Calculate percent error between experimental and theoretical values. Includes absolute, relative, and signed error, tolerance checking, multiple-measurement statistics, and visual error bars.
The **Percent Error Calculator** quantifies the discrepancy between an experimental (measured) value and a theoretical (accepted or true) value, expressing it as a percentage. It is the standard metric for evaluating measurement accuracy in physics, chemistry, engineering, and quality control.
The formula is simple: **Percent Error = |Experimental − Theoretical| / |Theoretical| × 100**. The absolute value in the numerator means percent error is always non-negative (unless you use signed error, which distinguishes overestimates from underestimates). The denominator uses the absolute theoretical value so the calculation works correctly even when the true value is negative.
This calculator goes far beyond the basic formula. It reports the **absolute error** (raw difference), **relative error** (fractional difference), **signed error** (direction of the discrepancy), **accuracy** (100% minus the error), and a **tolerance check** that instantly tells you whether the measurement falls within a user-defined acceptable range. Choose from preset tolerance levels — tight (1%), normal (5%), or loose (10%) — or enter a custom threshold.
The **multiple-measurements mode** accepts a comma-separated list of experimental values and computes individual percent errors, the mean of all values, the mean percent error, and the standard deviation. Each measurement gets a pass/fail verdict against the tolerance, displayed alongside visual bars for quick comparison.
Preset buttons load classic science scenarios — gravitational acceleration, boiling point, π approximation, speed of light, density, molar mass, voltage, and resistance — making it easy to practice or verify textbook problems.
This calculator is useful when you need to evaluate how close a measured result is to a known standard and explain that closeness clearly. The core percent-error value is important, but in practice you often also need the raw absolute error, the direction of the miss, and a quick judgment about whether the result is acceptable. The tolerance check and accuracy outputs provide that immediate context for labs, calibration work, and manufacturing checks.
It is also designed for repeated-measurement workflows instead of one-off examples. By pasting a list of observations, you can compare each reading against the same theoretical value, see pass or fail status per measurement, and inspect summary statistics such as the mean and standard deviation. That makes the calculator useful for experiment write-ups, classroom data sets, and any setting where precision and consistency matter alongside the headline error percentage.
Percent Error = |experimental − theoretical| / |theoretical| × 100. Signed Error = (exp − theo) / |theo| × 100. Accuracy = 100% − percent error.
Result: For these inputs, the calculator returns the percent error result plus supporting breakdown values shown in the output cards.
This example reflects the built-in percent error workflow: enter values, apply options, and read both the main answer and supporting metrics.
Percent error compares an observed value with an accepted or theoretical one and scales the miss relative to the accepted value.
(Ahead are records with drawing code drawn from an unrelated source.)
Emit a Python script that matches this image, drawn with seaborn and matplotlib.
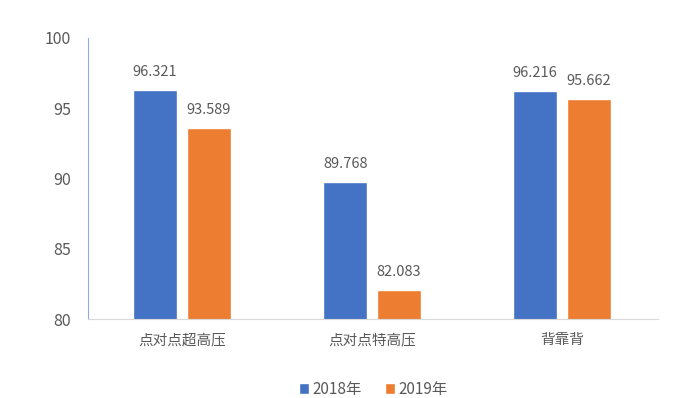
import pandas as pd
import matplotlib.pyplot as plt
import seaborn as sns

categories = ['点对点超高压', '点对点特高压', '背靠背']
years = ['2018年', '2019年']
values_2018 = [96.321, 89.768, 96.216]
values_2019 = [93.589, 82.083, 95.662]

data = pd.DataFrame({
    'category': categories * 2,
    'year': [years[0]] * 3 + [years[1]] * 3,
    'value': values_2018 + values_2019,
})

sns.set_style('white')
plt.rcParams['font.family'] = ['Noto Sans CJK SC', 'DejaVu Sans']
text_color = '#595959'

fig = plt.figure(figsize=(6.86, 3.98), dpi=100)
ax = fig.add_axes([88 / 686, 1 - 319 / 398, (658 - 88) / 686, (319 - 38) / 398])

sns.barplot(data=data, x='category', y='value', hue='year',
            palette=['#4472C4', '#ED7D31'], saturation=1, width=0.566, gap=0.185,
            ax=ax, legend=True)

ax.set_xlim(-0.495, 2.505)
ax.set_ylim(80, 100)
ax.set_yticks([80, 85, 90, 95, 100])
ax.set_xlabel('')
ax.set_ylabel('')

for container in ax.containers:
    ax.bar_label(container, fmt='%.3f', padding=8, fontsize=10.5, color=text_color)

for side in ['top', 'right']:
    ax.spines[side].set_visible(False)
ax.spines['left'].set_color('#8faadc')
ax.spines['bottom'].set_color('#d9d9d9')
ax.tick_params(axis='y', direction='in', length=3, color='#8faadc',
               labelsize=11.5, labelcolor=text_color, pad=12)
ax.tick_params(axis='x', length=0, labelsize=10.5, labelcolor=text_color, pad=10)

ax.legend(loc='upper center', bbox_to_anchor=(0.5, -0.17), ncol=2, frameon=False,
          fontsize=11, handlelength=0.7, handleheight=0.7, handletextpad=0.2,
          columnspacing=1.5, labelcolor=text_color)

fig.savefig('out.png', dpi=100)
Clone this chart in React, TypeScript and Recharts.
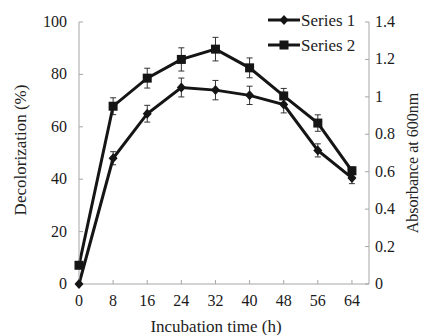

That scaling matters because an absolute miss of 0.2 means something very different when the true value is 1 than when it is 1,000. The calculator keeps that interpretation visible by showing absolute error, relative error, percent error, and signed percent error together, so you can distinguish magnitude from direction.
In real lab and production settings, the question is often not just “what is the percent error?” but “is this good enough?” The tolerance selector answers that directly by comparing the computed error with a chosen threshold. The error bar makes the comparison visual, and the pass or fail card turns the result into a decision aid. That is especially helpful for quality control, grading lab results, and checking whether a sensor or instrument stays inside an acceptable operating band.
Single readings can be misleading, so the multiple-measurements section lets you analyze a whole set of observations at once. The table reports each measurement's absolute and percent error, marks whether it passes the tolerance rule, and summarizes the full set with a mean percent error and standard deviation. This gives you a better picture of both accuracy and consistency. If the mean is close to the theoretical value but the spread is wide, the process may be unbiased but imprecise; if the spread is tight but the signed error is consistently off in one direction, you may be looking at systematic bias.
Percent error = (|Experimental − Theoretical| / |Theoretical|) × 100. It measures how far a measured value deviates from the accepted true value.
It depends on context. High percent error in a physics lab often indicates measurement problems, but some fields have naturally higher variability and tolerate larger errors.
Absolute error is |Measured − True| in the original units. Percent error normalizes this by the true value and expresses it as a percentage, making it unit-independent.
A high percent error means the measured or estimated value deviates significantly from the accepted reference. It signals measurement error, incorrect assumptions, or imprecise equipment.
The absolute value ensures percent error is always positive, representing the magnitude of the error regardless of direction. Some contexts preserve the sign to indicate whether the measurement is above or below the true value.
Acceptable percent error varies by field. Many science labs consider below 5% acceptable, while precision engineering may require below 1%. Financial models often target errors under 2–3%.